Only the lines from the one with "The picture is" through the one with "XAxis, YAxis, CartesianGrid" are to be restated, word for word, with both of them included.
═══
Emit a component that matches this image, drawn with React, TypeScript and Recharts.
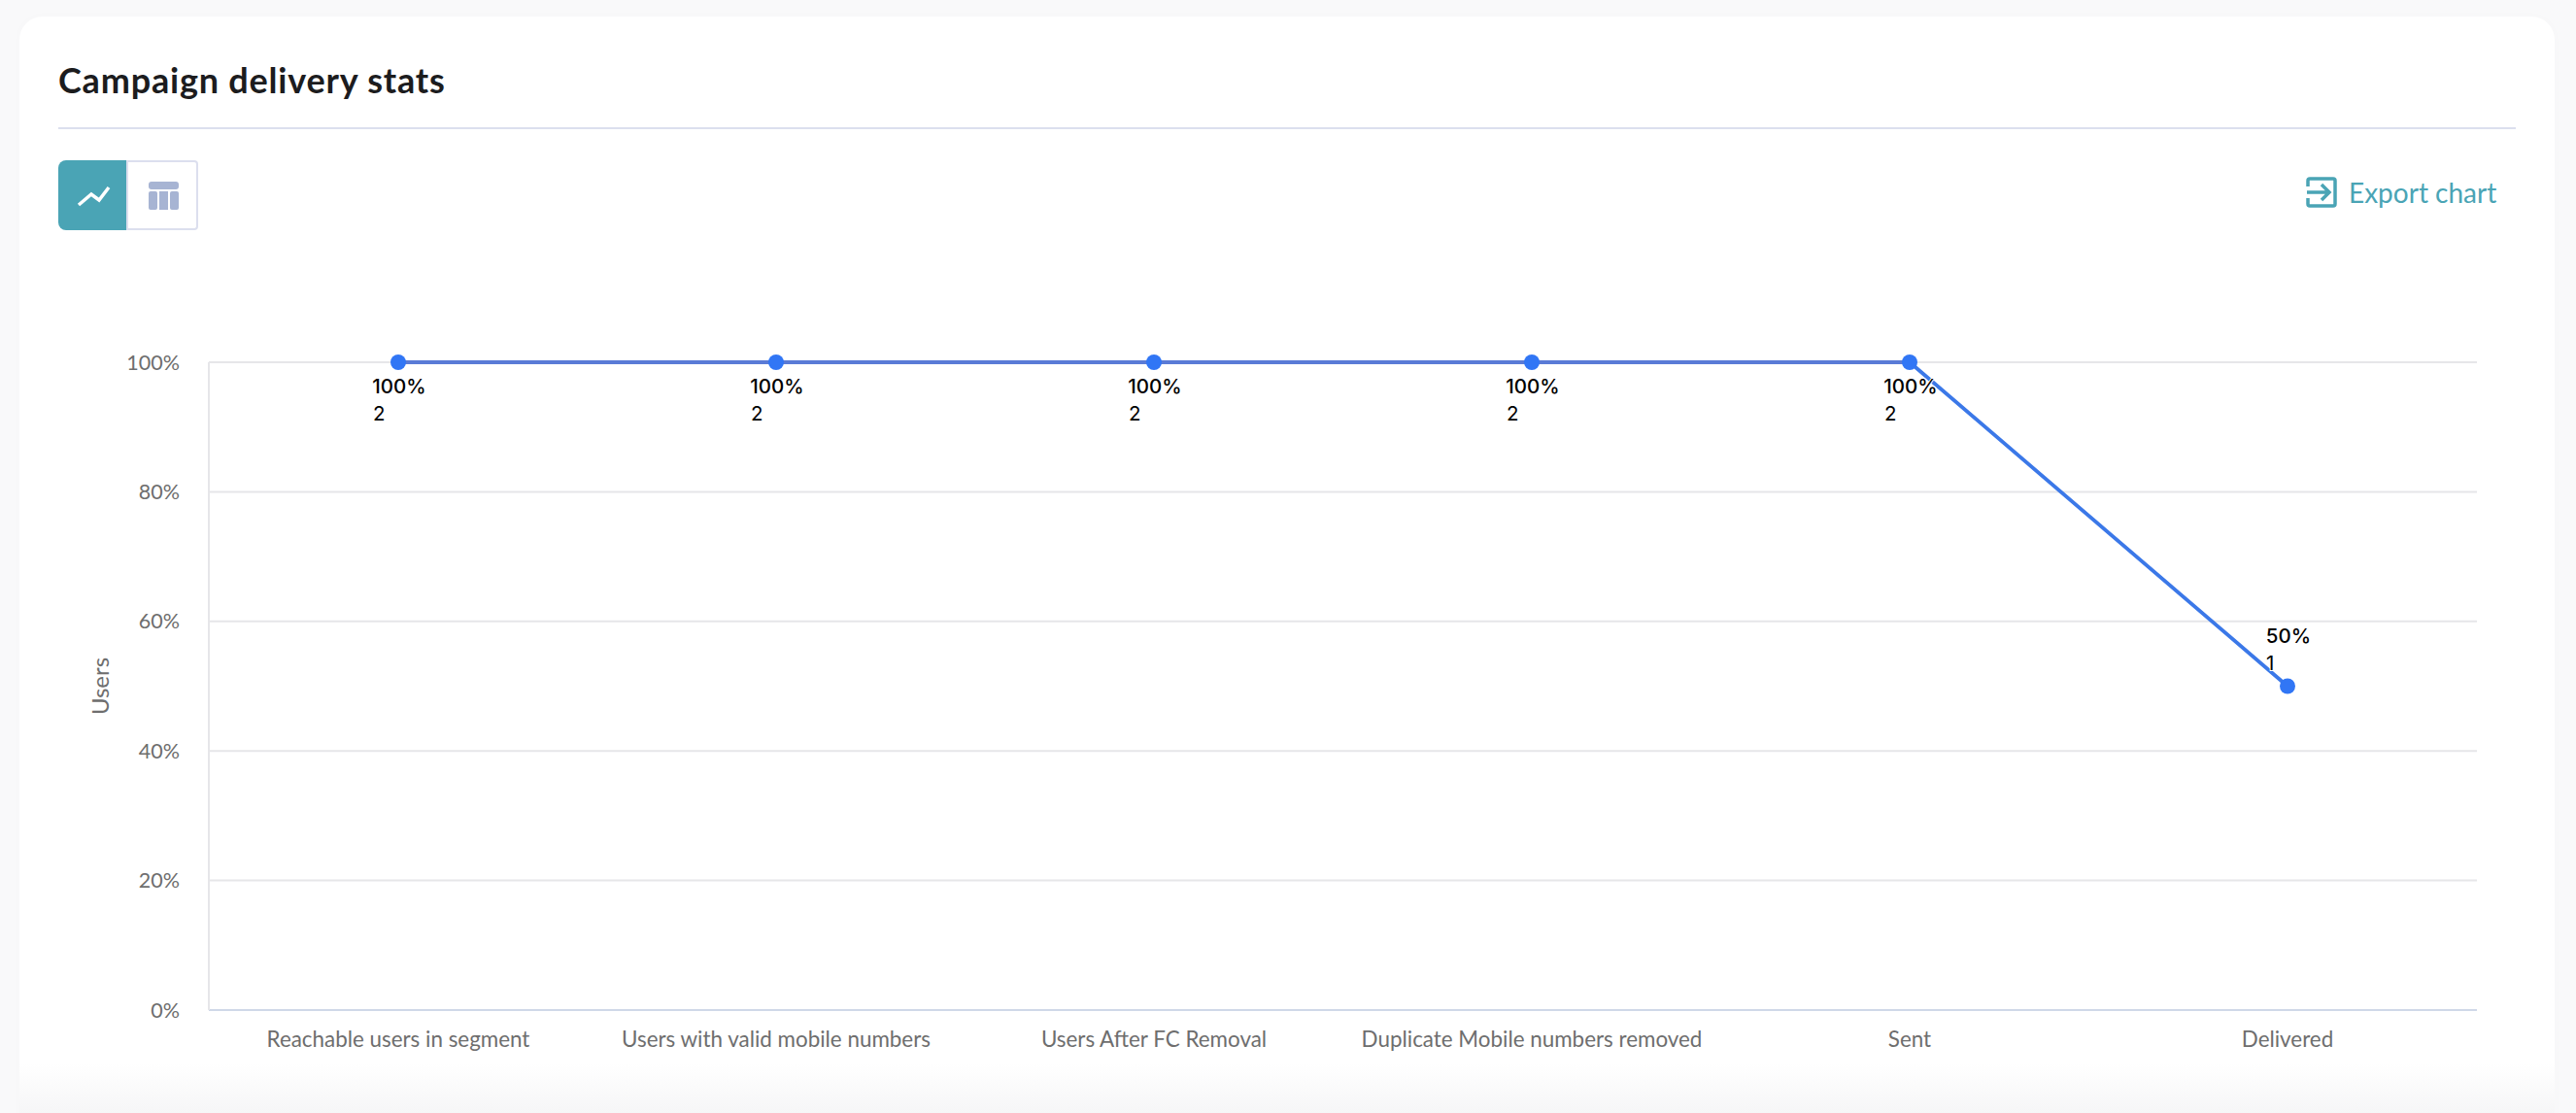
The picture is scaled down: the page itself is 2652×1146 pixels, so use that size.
import React from 'react';
import { LineChart, Line, XAxis, YAxis, CartesianGrid } from 'recharts';

const categories = [
  'Reachable users in segment',
  'Users with valid mobile numbers',
  'Users After FC Removal',
  'Duplicate Mobile numbers removed',
  'Sent',
  'Delivered',
];
const percentValues = [100, 100, 100, 100, 100, 50];
const userCounts = [2, 2, 2, 2, 2, 1];
const yTicks = [0, 20, 40, 60, 80, 100];

const chartData = categories.map((name, i) => ({
  name,
  percent: percentValues[i],
  count: userCounts[i],
}));

const FONT = 'Lato, sans-serif';
const TEAL = '#4aa4b5';
const BLUE = '#3176f5';

// two line label, count is left aligned with the percent text
const PointLabel = (props: any) => {
  const { x, y, index } = props;
  const pct = `${percentValues[index]}%`;
  const halfWidth = pct.length === 4 ? 26 : 22;
  const above = percentValues[index] < 100;
  const top = above ? y - 52 : y + 24;
  const common = {
    fontFamily: 'Inter, sans-serif',
    fontSize: 20.5,
    fill: '#000',
    stroke: '#fff',
    strokeWidth: 2,
    paintOrder: 'stroke',
    dominantBaseline: 'central',
  } as any;
  return (
    <g>
      <text x={x + 1} y={top} textAnchor="middle" fontWeight={500} {...common}>{pct}</text>
      <text x={x - halfWidth} y={top + 28} textAnchor="start" {...common}>{userCounts[index]}</text>
    </g>
  );
};

export default function App() {
  return (
    <div style={{ position: 'absolute', left: 0, top: 0, width: 2652, height: 1146, overflow: 'hidden', background: '#f9f9fa', fontFamily: FONT }}>
      <div style={{ position: 'absolute', left: 20, top: 17, width: 2610, height: 1180, background: '#fff', borderRadius: 24, boxShadow: '0 0 12px rgba(0,0,0,0.015)' }} />

      <div style={{ position: 'absolute', left: 60, top: 58, fontSize: 36, letterSpacing: 0.8, fontWeight: 700, color: '#1c1c1e', lineHeight: '48px', whiteSpace: 'nowrap' }}>
        Campaign delivery stats
      </div>
      <div style={{ position: 'absolute', left: 60, top: 131, width: 2530, height: 2, background: '#dcdfee' }} />

      <div style={{ position: 'absolute', left: 60, top: 165, width: 70, height: 72, background: TEAL, borderRadius: '8px 0 0 8px' }}>
        <svg width="70" height="72" viewBox="0 0 70 72">
          <polyline points="21,46 34,35 42,41 52,28" fill="none" stroke="#fff" strokeWidth="3.5" />
        </svg>
      </div>
      <div style={{ position: 'absolute', left: 130, top: 165, width: 70, height: 68, border: '2px solid #dcdfee', borderRadius: '0 4px 4px 0' }}>
        <svg width="70" height="68" viewBox="0 0 70 68" style={{ display: 'block' }}>
          <rect x="21" y="20" width="31" height="8" rx="3" fill="#a7b4d3" />
          <rect x="21" y="30" width="9" height="19" rx="2" fill="#a7b4d3" />
          <rect x="32" y="30" width="9" height="19" fill="#a7b4d3" />
          <rect x="43" y="30" width="9" height="19" rx="2" fill="#a7b4d3" />
        </svg>
      </div>

      <svg style={{ position: 'absolute', left: 2373, top: 181 }} width="34" height="34" viewBox="0 0 34 34">
        <path d="M3 11V5a2 2 0 0 1 2-2h24a2 2 0 0 1 2 2v24a2 2 0 0 1-2 2H5a2 2 0 0 1-2-2v-6" fill="none" stroke={TEAL} strokeWidth="3.5" />
        <path d="M2 17h22M17 9l8 8-8 8" fill="none" stroke={TEAL} strokeWidth="3.5" />
      </svg>
      <div style={{ position: 'absolute', left: 2418, top: 178, fontSize: 28, color: TEAL, lineHeight: '40px', whiteSpace: 'nowrap' }}>
        Export chart
      </div>

      <div style={{ position: 'absolute', left: 0, top: 0 }}>
        <LineChart width={2652} height={1146} data={chartData} margin={{ top: 373, right: 102, bottom: 76, left: 90 }}>
          <defs>
            {/* flat run reads paler than the drop in the original */}
            <linearGradient id="lineStroke" x1="0" y1="0" x2="1" y2="0">
              <stop offset="80%" stopColor="#5a7bd6" />
              <stop offset="80%" stopColor="#3b78e8" />
            </linearGradient>
          </defs>
          <CartesianGrid horizontal vertical={false} stroke="#e6e6e9" strokeWidth={2} />
          <XAxis
            dataKey="name"
            height={30}
            interval={0}
            padding={{ left: 195, right: 195 }}
            tickLine={false}
            tickMargin={16}
            axisLine={{ stroke: '#cfd8e8', strokeWidth: 2 }}
            tick={{ fontFamily: FONT, fontSize: 22.4, fill: '#6e6e6e' }}
          />
          <YAxis
            width={125}
            domain={[0, 100]}
            ticks={yTicks}
            tickLine={false}
            tickMargin={24}
            tickFormatter={(v: number) => `${v}%`}
            axisLine={{ stroke: '#e6e6e9', strokeWidth: 2 }}
            tick={{ fontFamily: FONT, fontSize: 21.5, fill: '#6e6e6e' }}
            label={{ value: 'Users', angle: -90, position: 'insideLeft', offset: 13, style: { fontFamily: FONT, fontSize: 24, fill: '#6e6e6e', textAnchor: 'middle' } }}
          />
          <Line
            type="linear"
            dataKey="percent"
            stroke="url(#lineStroke)"
            strokeWidth={3.8}
            dot={{ r: 8, fill: BLUE, stroke: BLUE, strokeWidth: 0 }}
            label={<PointLabel />}
            isAnimationActive={false}
          />
        </LineChart>
      </div>

      <div style={{ position: 'absolute', left: 20, top: 1095, width: 2610, height: 51, background: 'linear-gradient(to bottom, rgba(247,247,248,0), #f6f6f7)', pointerEvents: 'none' }} />
    </div>
  );
}
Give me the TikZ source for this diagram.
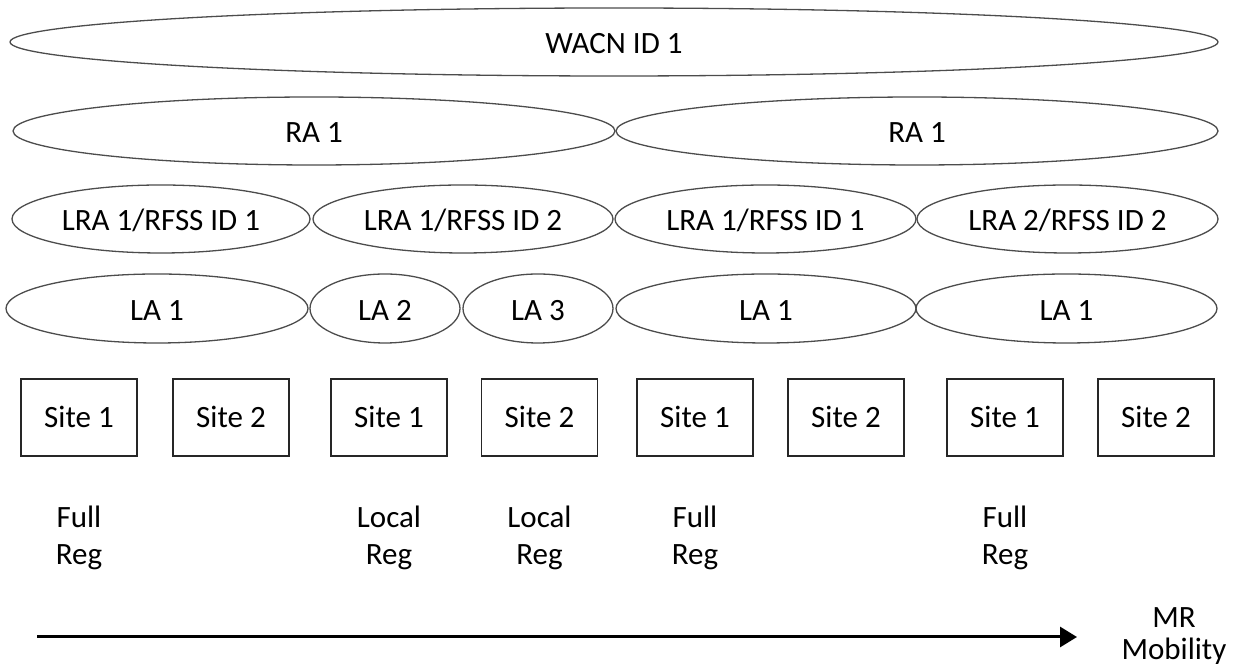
\documentclass[tikz,border=0pt]{standalone}
\usepackage{fontspec}
\setmainfont{Carlito}
\usetikzlibrary{shapes.geometric, positioning, arrows.meta}

\begin{document}
\begin{tikzpicture}[x=1pt, y=1pt,
    zone/.style={ellipse, draw=black!70, line width=1.3pt, inner sep=0pt,
        minimum height=68pt, text height=30pt, text depth=6pt},
    sitebox/.style={rectangle, draw=black!85, line width=1.5pt, inner sep=0pt,
        minimum width=116pt, minimum height=77pt, text height=26pt, text depth=6pt},
    reglabel/.style={align=center, inner sep=0pt, font=\fontsize{31}{37}\selectfont}]

    \useasboundingbox (0,0) rectangle (1239,668);
    \fontsize{31}{33}\selectfont

    % WACN level
    \node[zone, minimum width=1208pt] (wacn) at (614,626) {WACN ID 1};

    % RA level
    \node[zone, minimum width=602pt] (raA) at (314,537) {RA 1};
    \node[zone, minimum width=602pt] (raB) at (917,537) {RA 1};

    % LRA / RFSS level
    \foreach \cx/\w/\lbl [count=\i] in {161/298/{LRA 1/RFSS ID 1}, 463/300/{LRA 1/RFSS ID 2},
                                         765.5/301/{LRA 1/RFSS ID 1}, 1067.5/301/{LRA 2/RFSS ID 2}} {
        \node[zone, minimum width=\w pt] (lra\i) at (\cx,449) {\lbl};
    }

    % LA level
    \foreach \cx/\w/\lbl [count=\i] in {157/302/LA 1, 385/150/LA 2, 538/150/LA 3,
                                         766/300/LA 1, 1066.5/301/LA 1} {
        \node[zone, minimum width=\w pt, minimum height=69pt] (la\i) at (\cx,359.5) {\lbl};
    }

    % Sites
    \foreach \cx/\lbl [count=\i] in {79/1, 231/2, 389/1, 539.5/2,
                                     695/1, 846/2, 1005/1, 1156/2} {
        \node[sitebox] (site\i) at (\cx,250.5) {Site \lbl};
    }

    % Registration type below the sites
    \node[reglabel, below=49pt of site1] (reg1) {Full\\Reg};
    \node[reglabel, below=49pt of site3] (reg3) {Local\\Reg};
    \node[reglabel, below=49pt of site4] (reg4) {Local\\Reg};
    \node[reglabel, below=49pt of site5] (reg5) {Full\\Reg};
    \node[reglabel, below=49pt of site7] (reg7) {Full\\Reg};

    % Mobility arrow
    \coordinate (mobStart) at (37,31);
    \coordinate (mobEnd) at (1077,31);
    \draw[line width=3pt, -{Triangle[length=17pt, width=20pt]}] (mobStart) -- (mobEnd);
    \node[reglabel, font=\fontsize{31}{32}\selectfont] (mobility) at (1174,32) {MR\\Mobility};
\end{tikzpicture}
\end{document}
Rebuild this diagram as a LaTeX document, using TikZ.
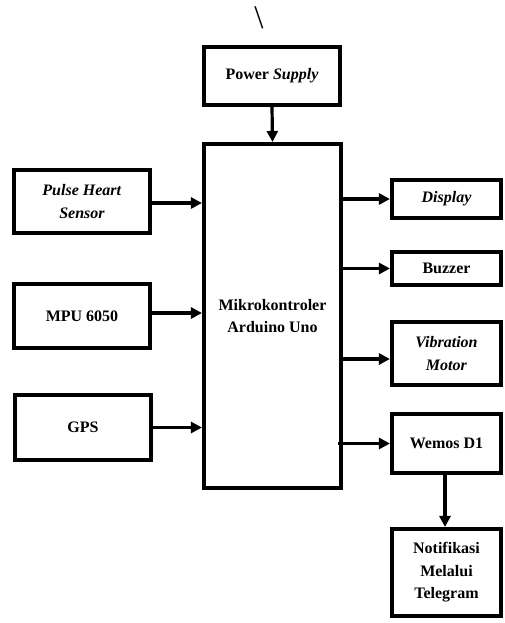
\documentclass[tikz,border=0pt]{standalone}
\usepackage{fontspec}
\setmainfont{Liberation Serif}
\usetikzlibrary{arrows.meta, shadows}

\begin{document}
\begin{tikzpicture}[
  x=1pt, y=-1pt,
  font=\fontsize{16}{22.5}\selectfont\bfseries,
  box/.style={rectangle, draw=black, fill=white, line width=3.6pt, align=center,
    inner sep=0pt, drop shadow={shadow xshift=1.5pt, shadow yshift=-1.5pt, fill=black!40, opacity=0.45}},
  arr/.style={-{Triangle[length=11pt, width=11pt]}, line width=3.2pt}
]
\useasboundingbox (0,0) rectangle (504,623);

\node[font=\fontsize{33}{33}\selectfont\mdseries] (mark) at (259,18) {\textbackslash};

\node[box, minimum width=136.5pt, minimum height=58.5pt] (power) at (272,76) {Power \textit{Supply}};
\node[box, minimum width=137.5pt, minimum height=344.5pt] (mcu) at (272.5,316) {Mikrokontroler\\Arduino Uno};

\node[box, minimum width=136.5pt, minimum height=63.5pt] (pulse) at (82,201.5) {\textit{Pulse Heart}\\\textit{Sensor}};
\node[box, minimum width=136.5pt, minimum height=64.5pt] (mpu) at (82,316) {MPU 6050};
\node[box, minimum width=136.5pt, minimum height=65.5pt] (gps) at (83,427.5) {GPS};

\node[box, minimum width=109.5pt, minimum height=38.5pt] (display) at (446.5,199) {\textit{Display}};
\node[box, minimum width=109.5pt, minimum height=33.5pt] (buzzer) at (446.5,268.5) {Buzzer};
\node[box, minimum width=109.5pt, minimum height=63.5pt] (vibra) at (446.5,353.5) {\textit{Vibration}\\\textit{Motor}};
\node[box, minimum width=109.5pt, minimum height=59.5pt] (wemos) at (446.5,443.5) {Wemos D1};
\node[box, minimum width=109.5pt, minimum height=87.5pt] (notif) at (446.5,572.5) {Notifikasi\\Melalui\\Telegram};

\draw[arr] (power.south) -- (mcu.north);

\draw[arr] ([yshift=-1.5pt]pulse.east) -- ([yshift=-1.5pt]pulse.east -| mcu.west);
\draw[arr] ([yshift=3pt]mpu.east) -- ([yshift=3pt]mpu.east -| mcu.west);
\draw[arr] (gps.east) -- (gps.east -| mcu.west);

\draw[arr] (mcu.east |- display.west) -- (display.west);
\draw[arr] (mcu.east |- buzzer.west) -- (buzzer.west);
\draw[arr] ([yshift=-5.5pt]mcu.east |- vibra.west) -- ([yshift=-5.5pt]vibra.west);
\draw[arr] ([xshift=-5pt]mcu.east |- wemos.west) -- (wemos.west);

\draw[arr] ([xshift=-1.5pt]wemos.south) -- ([xshift=-1.5pt]notif.north);

\end{tikzpicture}
\end{document}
═══
▶ Problem solution
The picture is scaled down: the page itself is 2652×1146 pixels, so use that size.
import React from 'react';
import { LineChart, Line, XAxis, YAxis, CartesianGrid } from 'recharts';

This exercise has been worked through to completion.